## Begin Dataset extract

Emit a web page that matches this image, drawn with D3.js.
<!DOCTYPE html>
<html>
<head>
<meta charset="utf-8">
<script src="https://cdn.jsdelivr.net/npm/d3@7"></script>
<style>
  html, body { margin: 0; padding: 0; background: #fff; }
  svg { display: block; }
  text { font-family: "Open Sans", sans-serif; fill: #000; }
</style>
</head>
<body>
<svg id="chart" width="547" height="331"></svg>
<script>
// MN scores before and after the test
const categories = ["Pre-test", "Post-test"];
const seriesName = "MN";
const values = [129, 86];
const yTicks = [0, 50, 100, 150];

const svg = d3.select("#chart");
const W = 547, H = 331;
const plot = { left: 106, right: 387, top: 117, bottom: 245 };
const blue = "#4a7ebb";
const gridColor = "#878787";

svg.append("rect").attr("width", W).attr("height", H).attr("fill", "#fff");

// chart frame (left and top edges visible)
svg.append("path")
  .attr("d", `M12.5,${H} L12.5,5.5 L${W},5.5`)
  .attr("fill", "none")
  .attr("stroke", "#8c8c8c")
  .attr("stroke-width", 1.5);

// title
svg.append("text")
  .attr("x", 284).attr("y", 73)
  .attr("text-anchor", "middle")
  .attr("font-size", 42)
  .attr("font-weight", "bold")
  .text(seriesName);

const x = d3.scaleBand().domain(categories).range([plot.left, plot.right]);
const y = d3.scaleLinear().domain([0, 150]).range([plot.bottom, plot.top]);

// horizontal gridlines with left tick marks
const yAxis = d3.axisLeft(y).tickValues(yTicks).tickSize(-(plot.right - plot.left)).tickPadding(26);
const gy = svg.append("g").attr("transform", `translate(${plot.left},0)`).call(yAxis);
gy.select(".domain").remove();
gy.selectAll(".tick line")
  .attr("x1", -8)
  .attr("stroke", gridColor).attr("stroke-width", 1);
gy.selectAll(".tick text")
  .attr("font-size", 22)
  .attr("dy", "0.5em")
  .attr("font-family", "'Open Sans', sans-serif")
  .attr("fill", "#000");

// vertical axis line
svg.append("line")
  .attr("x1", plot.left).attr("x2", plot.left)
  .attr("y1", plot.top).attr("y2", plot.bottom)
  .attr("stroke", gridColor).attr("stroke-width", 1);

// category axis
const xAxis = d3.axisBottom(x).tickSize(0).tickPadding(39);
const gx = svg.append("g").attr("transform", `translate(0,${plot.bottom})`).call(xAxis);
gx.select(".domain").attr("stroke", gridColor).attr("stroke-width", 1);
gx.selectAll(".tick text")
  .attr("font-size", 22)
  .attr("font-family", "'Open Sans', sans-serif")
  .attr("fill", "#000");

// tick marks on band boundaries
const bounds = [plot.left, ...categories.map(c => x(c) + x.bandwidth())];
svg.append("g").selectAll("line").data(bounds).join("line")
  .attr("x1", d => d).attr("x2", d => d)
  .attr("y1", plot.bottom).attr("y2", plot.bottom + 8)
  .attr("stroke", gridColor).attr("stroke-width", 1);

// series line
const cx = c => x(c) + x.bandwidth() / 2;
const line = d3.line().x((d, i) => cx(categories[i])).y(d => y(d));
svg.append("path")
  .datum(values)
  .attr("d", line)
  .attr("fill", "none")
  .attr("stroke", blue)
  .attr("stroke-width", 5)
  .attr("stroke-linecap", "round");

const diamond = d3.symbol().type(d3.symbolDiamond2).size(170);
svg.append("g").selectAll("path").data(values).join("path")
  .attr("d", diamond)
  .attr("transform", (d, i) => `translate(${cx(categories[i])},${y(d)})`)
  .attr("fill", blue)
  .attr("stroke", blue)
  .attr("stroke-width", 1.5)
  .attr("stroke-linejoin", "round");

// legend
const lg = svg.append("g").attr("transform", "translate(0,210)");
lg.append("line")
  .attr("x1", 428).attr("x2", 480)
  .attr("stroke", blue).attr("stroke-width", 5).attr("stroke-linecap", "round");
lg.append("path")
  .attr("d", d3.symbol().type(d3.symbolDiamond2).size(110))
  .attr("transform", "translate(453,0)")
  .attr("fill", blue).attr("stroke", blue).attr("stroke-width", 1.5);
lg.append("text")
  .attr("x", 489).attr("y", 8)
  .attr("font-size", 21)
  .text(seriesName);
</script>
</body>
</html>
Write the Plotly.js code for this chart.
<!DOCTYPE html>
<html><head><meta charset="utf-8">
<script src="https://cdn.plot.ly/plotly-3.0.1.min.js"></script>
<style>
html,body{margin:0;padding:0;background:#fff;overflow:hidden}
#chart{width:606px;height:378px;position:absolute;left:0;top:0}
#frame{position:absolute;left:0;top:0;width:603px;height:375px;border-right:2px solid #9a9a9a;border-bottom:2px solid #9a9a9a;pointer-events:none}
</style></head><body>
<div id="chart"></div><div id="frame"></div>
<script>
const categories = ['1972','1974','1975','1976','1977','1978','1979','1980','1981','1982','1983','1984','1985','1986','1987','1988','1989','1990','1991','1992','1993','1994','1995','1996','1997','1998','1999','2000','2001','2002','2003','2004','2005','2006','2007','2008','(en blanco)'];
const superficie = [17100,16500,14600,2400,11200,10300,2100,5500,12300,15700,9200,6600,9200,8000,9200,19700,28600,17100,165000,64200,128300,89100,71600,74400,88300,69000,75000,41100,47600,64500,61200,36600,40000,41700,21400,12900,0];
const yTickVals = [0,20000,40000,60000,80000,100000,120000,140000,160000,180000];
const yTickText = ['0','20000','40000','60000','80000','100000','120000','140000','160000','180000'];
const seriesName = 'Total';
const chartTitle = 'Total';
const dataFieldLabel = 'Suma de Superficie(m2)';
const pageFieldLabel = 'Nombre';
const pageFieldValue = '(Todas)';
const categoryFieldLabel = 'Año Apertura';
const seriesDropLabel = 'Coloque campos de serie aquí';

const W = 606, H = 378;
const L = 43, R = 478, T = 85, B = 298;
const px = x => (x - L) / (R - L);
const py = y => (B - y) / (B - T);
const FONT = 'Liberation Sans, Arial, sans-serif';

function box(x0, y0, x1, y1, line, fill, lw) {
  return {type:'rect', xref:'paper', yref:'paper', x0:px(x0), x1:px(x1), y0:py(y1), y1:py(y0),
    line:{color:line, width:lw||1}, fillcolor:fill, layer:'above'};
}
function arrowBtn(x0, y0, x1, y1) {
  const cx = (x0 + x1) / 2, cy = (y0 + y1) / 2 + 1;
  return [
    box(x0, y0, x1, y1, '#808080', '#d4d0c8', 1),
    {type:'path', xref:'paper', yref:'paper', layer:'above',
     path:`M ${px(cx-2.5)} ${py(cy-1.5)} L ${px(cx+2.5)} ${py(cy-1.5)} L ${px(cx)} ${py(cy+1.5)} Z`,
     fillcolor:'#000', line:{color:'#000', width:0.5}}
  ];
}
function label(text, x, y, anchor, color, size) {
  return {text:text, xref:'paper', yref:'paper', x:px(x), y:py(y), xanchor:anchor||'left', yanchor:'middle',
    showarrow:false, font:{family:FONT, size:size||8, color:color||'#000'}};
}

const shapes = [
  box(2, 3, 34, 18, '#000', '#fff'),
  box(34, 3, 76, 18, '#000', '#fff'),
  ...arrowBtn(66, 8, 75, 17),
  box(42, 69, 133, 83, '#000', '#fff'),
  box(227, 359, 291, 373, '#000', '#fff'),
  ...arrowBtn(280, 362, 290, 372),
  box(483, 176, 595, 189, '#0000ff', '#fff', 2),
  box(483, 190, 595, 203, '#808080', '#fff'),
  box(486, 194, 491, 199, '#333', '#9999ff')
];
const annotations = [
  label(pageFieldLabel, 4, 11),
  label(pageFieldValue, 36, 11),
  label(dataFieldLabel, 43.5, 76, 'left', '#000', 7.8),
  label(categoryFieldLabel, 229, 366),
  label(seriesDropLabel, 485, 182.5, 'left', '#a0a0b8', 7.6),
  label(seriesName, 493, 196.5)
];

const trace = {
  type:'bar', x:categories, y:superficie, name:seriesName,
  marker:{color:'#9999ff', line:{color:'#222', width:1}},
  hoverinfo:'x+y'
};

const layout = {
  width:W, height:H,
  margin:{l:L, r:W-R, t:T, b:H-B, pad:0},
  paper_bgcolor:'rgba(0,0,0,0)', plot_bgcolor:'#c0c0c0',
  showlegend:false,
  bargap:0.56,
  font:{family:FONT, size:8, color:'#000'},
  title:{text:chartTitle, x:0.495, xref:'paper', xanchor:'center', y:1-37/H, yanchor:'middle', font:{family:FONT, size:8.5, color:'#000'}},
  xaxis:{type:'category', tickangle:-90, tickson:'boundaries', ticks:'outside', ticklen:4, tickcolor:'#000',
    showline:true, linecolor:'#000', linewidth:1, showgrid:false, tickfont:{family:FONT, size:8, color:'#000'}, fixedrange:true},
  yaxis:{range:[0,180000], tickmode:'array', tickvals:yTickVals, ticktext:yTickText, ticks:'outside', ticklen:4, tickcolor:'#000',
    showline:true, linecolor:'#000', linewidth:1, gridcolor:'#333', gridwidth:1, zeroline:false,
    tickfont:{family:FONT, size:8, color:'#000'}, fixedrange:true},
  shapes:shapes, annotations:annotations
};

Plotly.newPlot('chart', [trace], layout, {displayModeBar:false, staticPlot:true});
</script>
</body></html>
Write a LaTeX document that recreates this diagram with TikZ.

## End Dataset extract

→ **Task objective**
Extract the run of lines that opens with the line containing "Write the Plotly.js code for this chart." and closes with the line containing "const FONT = 'Liberation"; reproduce it exactly and add nothing.

→ **Solution for this exercise**
Write the Plotly.js code for this chart.
<!DOCTYPE html>
<html><head><meta charset="utf-8">
<script src="https://cdn.plot.ly/plotly-3.0.1.min.js"></script>
<style>
html,body{margin:0;padding:0;background:#fff;overflow:hidden}
#chart{width:606px;height:378px;position:absolute;left:0;top:0}
#frame{position:absolute;left:0;top:0;width:603px;height:375px;border-right:2px solid #9a9a9a;border-bottom:2px solid #9a9a9a;pointer-events:none}
</style></head><body>
<div id="chart"></div><div id="frame"></div>
<script>
const categories = ['1972','1974','1975','1976','1977','1978','1979','1980','1981','1982','1983','1984','1985','1986','1987','1988','1989','1990','1991','1992','1993','1994','1995','1996','1997','1998','1999','2000','2001','2002','2003','2004','2005','2006','2007','2008','(en blanco)'];
const superficie = [17100,16500,14600,2400,11200,10300,2100,5500,12300,15700,9200,6600,9200,8000,9200,19700,28600,17100,165000,64200,128300,89100,71600,74400,88300,69000,75000,41100,47600,64500,61200,36600,40000,41700,21400,12900,0];
const yTickVals = [0,20000,40000,60000,80000,100000,120000,140000,160000,180000];
const yTickText = ['0','20000','40000','60000','80000','100000','120000','140000','160000','180000'];
const seriesName = 'Total';
const chartTitle = 'Total';
const dataFieldLabel = 'Suma de Superficie(m2)';
const pageFieldLabel = 'Nombre';
const pageFieldValue = '(Todas)';
const categoryFieldLabel = 'Año Apertura';
const seriesDropLabel = 'Coloque campos de serie aquí';

const W = 606, H = 378;
const L = 43, R = 478, T = 85, B = 298;
const px = x => (x - L) / (R - L);
const py = y => (B - y) / (B - T);
const FONT = 'Liberation Sans, Arial, sans-serif';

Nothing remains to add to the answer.